Today was my first shift at my temporary, part-time position at White Spot. You see, after months of irresponsible visa card usage I was pretty much forced into this. And after five minute into my shift it all suddenly came back to me; I hate restaurant jobs. I can deal with the hectic environment, the people, the terrible, terrible uniforms, the shitty food and even the fact that I had worked in restaurants all throughout high school and university and have quit time and time again only now to come back to another one after my graduation. That is all fine to me, I am not so stuck up that I can't swallow my pride for the sake of survival. But the the I cannot stand is the way these business are run and staffs are treated.
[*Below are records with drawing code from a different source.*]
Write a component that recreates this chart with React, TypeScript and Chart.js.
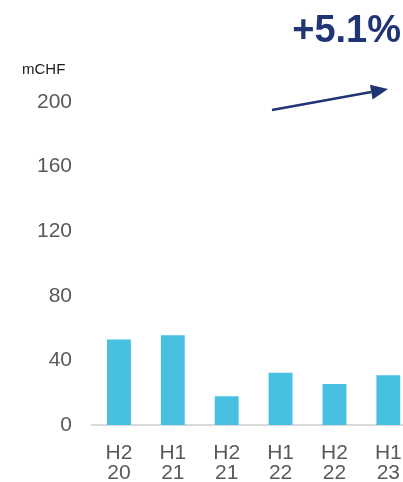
import React, { useEffect, useRef } from "react";
import { Chart, registerables } from "chart.js";

Chart.register(...registerables);

const categories: string[][] = [["H2", "20"], ["H1", "21"], ["H2", "21"], ["H1", "22"], ["H2", "22"], ["H1", "23"]];
const values: number[] = [52.9, 55.5, 17.8, 32.4, 25.4, 30.8];
const yTicks: number[] = [0, 40, 80, 120, 160, 200];
const unitLabel = "mCHF";
const growthLabel = "+5.1%";

const FONT = "'Liberation Sans', Arial, sans-serif";
const NAVY = "#1F3574";

const overlay = {
  id: "overlay",
  afterDraw(chart: any) {
    const ctx = chart.ctx;
    ctx.save();
    ctx.fillStyle = "#1a1a1a";
    ctx.font = `15px ${FONT}`;
    ctx.textAlign = "left";
    ctx.textBaseline = "alphabetic";
    ctx.fillText(unitLabel, 22, 74);

    ctx.fillStyle = NAVY;
    ctx.font = `bold 38px ${FONT}`;
    ctx.textAlign = "right";
    ctx.fillText(growthLabel, 401, 42);

    // arrow
    const x0 = 272, y0 = 110, x1 = 388, y1 = 89;
    const ang = Math.atan2(y1 - y0, x1 - x0);
    const headLen = 17, headW = 7.5;
    const bx = x1 - headLen * Math.cos(ang);
    const by = y1 - headLen * Math.sin(ang);
    ctx.strokeStyle = NAVY;
    ctx.lineWidth = 2.5;
    ctx.beginPath();
    ctx.moveTo(x0, y0);
    ctx.lineTo(bx, by);
    ctx.stroke();
    ctx.beginPath();
    ctx.moveTo(x1, y1);
    ctx.lineTo(bx + headW * Math.sin(ang), by - headW * Math.cos(ang));
    ctx.lineTo(bx - headW * Math.sin(ang), by + headW * Math.cos(ang));
    ctx.closePath();
    ctx.fill();
    ctx.restore();
  },
};

export default function App() {
  const ref = useRef<HTMLCanvasElement | null>(null);
  useEffect(() => {
    if (!ref.current) return;
    const chart = new Chart(ref.current, {
      type: "bar",
      data: {
        labels: categories,
        datasets: [
          {
            data: values,
            backgroundColor: "#46BFE0",
            borderWidth: 0,
            categoryPercentage: 1,
            barPercentage: 0.443,
          },
        ],
      },
      options: {
        animation: false,
        responsive: false,
        maintainAspectRatio: false,
        layout: { padding: { top: 102, right: 3, left: 0, bottom: 0 } },
        plugins: { legend: { display: false }, tooltip: { enabled: false } },
        scales: {
          x: {
            grid: { display: false, drawTicks: false },
            border: { display: true, color: "#D9D9D9", width: 2 },
            ticks: {
              color: "#595959",
              font: { family: FONT, size: 21, lineHeight: 0.95 },
              padding: 18,
              maxRotation: 0,
              autoSkip: false,
            },
            afterFit: (s: any) => { s.height = 57; },
          },
          y: {
            min: 0,
            max: 200,
            afterBuildTicks: (s: any) => { s.ticks = yTicks.map((v) => ({ value: v })); },
            grid: { display: false, drawTicks: false },
            border: { display: false },
            ticks: {
              color: "#595959",
              font: { family: FONT, size: 21 },
              padding: 20,
            },
            afterFit: (s: any) => { s.width = 92; },
          },
        },
      },
      plugins: [overlay],
    });
    return () => chart.destroy();
  }, []);
  return (
    <div style={{ position: "fixed", left: 0, top: 0, width: 403, height: 482, overflow: "hidden", background: "#fff" }}>
      <canvas ref={ref} width={420} height={482} style={{ display: "block" }} />
    </div>
  );
}
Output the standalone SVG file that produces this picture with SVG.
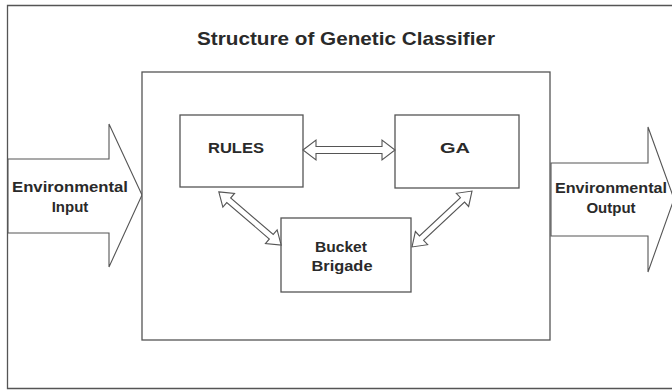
<svg xmlns="http://www.w3.org/2000/svg" width="672" height="391" viewBox="0 0 672 391">
<style>
.ln{fill:none;stroke:#555;stroke-width:1.3}
.box{fill:#fff;stroke:#555;stroke-width:1.3}
.arr{fill:#fff;stroke:#555;stroke-width:1.1;stroke-linejoin:miter}
.t{font-family:"Liberation Sans",Arial,sans-serif;font-weight:bold;fill:#2a2a2a;text-anchor:middle}
</style>
<rect width="672" height="391" fill="#fff"/>
<g id="frame">
<path class="ln" d="M672,5.5 H7.5 V388.5 H672" stroke-width="1.6"/>
</g>
<g id="title">
<text class="t" x="346" y="45" font-size="19" textLength="298" lengthAdjust="spacingAndGlyphs">Structure of Genetic Classifier</text>
</g>
<g id="input">
<polygon class="arr" points="8,159 109,159 109,124 142,195 109,267 109,233 8,233"/>
<text class="t" x="70" y="192" font-size="15" textLength="116" lengthAdjust="spacingAndGlyphs">Environmental</text>
<text class="t" x="70" y="212" font-size="15">Input</text>
</g>
<g id="classifier">
<rect class="box" x="142" y="72" width="408" height="268"/>
</g>
<g id="output">
<polygon class="arr" points="551,163 648,163 648,127 674,199 648,272 648,236 551,236"/>
<text class="t" x="611" y="193" font-size="15" textLength="112" lengthAdjust="spacingAndGlyphs">Environmental</text>
<text class="t" x="611" y="213" font-size="15">Output</text>
</g>
<g id="rules">
<rect class="box" x="180" y="115" width="123" height="72"/>
<text class="t" x="236" y="153" font-size="15" textLength="56" lengthAdjust="spacingAndGlyphs">RULES</text>
</g>
<g id="ga">
<rect class="box" x="395" y="115" width="124" height="73"/>
<text class="t" x="455" y="153" font-size="15" textLength="30" lengthAdjust="spacingAndGlyphs">GA</text>
</g>
<g id="bucket">
<rect class="box" x="281" y="218" width="130" height="74"/>
<text class="t" x="341" y="252" font-size="15" textLength="52" lengthAdjust="spacingAndGlyphs">Bucket</text>
<text class="t" x="342" y="271" font-size="15" textLength="61" lengthAdjust="spacingAndGlyphs">Brigade</text>
</g>
<g id="connectors">
<polygon class="arr" transform="translate(349,150)" points="-46,0 -33,-10 -33,-3.5 33,-3.5 33,-10 46,0 33,10 33,3.5 -33,3.5 -33,10"/>
<polygon class="arr" transform="translate(250,218.5) rotate(40.5)" points="-41,0 -28,-9 -28,-3 28,-3 28,-9 41,0 28,9 28,3 -28,3 -28,9"/>
<polygon class="arr" transform="translate(442,219) rotate(-43)" points="-41,0 -28,-9 -28,-3 28,-3 28,-9 41,0 28,9 28,3 -28,3 -28,9"/>
</g>
</svg>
Perhaps not all of my new co-workers know that I have had extensive food and service experiences but the way they treated me as the "first-timer" today was nothing short of how someone would treat another if that person was mentally handicapped. Every command was said with so much unnecessary emphasis and condescendingly superfluous repetition that made every single mundane task seem like verbal instructions for how to deal with something as important as dismantling a doomsday weapon. I really don't know how much I can continue working there if I expect to save any shred of dignity and self-respect. The only thought that's preventing to immediately marching in and quitting is the thought of these shoes:
My ideal part-time job right now would be to work at American Apparel but none of the Vancouver locations are hiring at this moment. Which means, I would have to stick with what I've got going on currently until my head explodes.
I love wearing hats when my hair is short. Totally hipster!